City-wide monitoring and contributing factors to shallow subsurface temperature variability in Nanjing, China

Abstract

Shallow temperatures down to a depth of 100 m were measured over one year in 19 closed boreholes located in Nanjing, China, to reveal the conditions and factors influencing the subsurface thermal regime. A monitoring concept with distributed temperature sensing, fiber Bragg grating-based sensor, and a type of Resistance Temperature Detectors, is implemented, providing spatial distribution characteristics of subsurface temperatures. The results show that temperatures near the surface are most dynamic, influenced by the air temperature.

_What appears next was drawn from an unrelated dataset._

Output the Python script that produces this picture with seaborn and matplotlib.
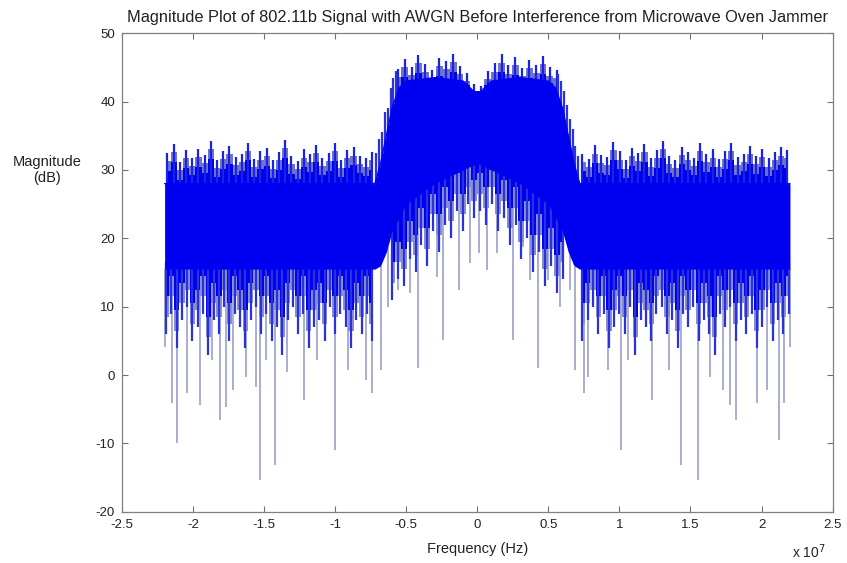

The temperature remains stable at the depth of 10–20 m. The mean transition temperature is 18.1 °C. Borehole measurements are interpolated by using satellite images and surface temperature records to obtain large-scale surface temperature distributions and temporal variations of subsurface temperature. Geological and hydrological conditions are primary factors by affecting subsurface upward heat flux and heat loss. Urban land cover change and enhanced heat release from urbanization contribute to a subsurface urban heat island with intensities of 1.0–4.4 °C. The altered subsurface thermal regime is of primary concern for the management of shallow geothermal energy use. The monitoring concept in this study can provide spatially-temporally continuous profiles of subsurface temperature and become a reference for city-wide geothermal monitoring in other urban areas.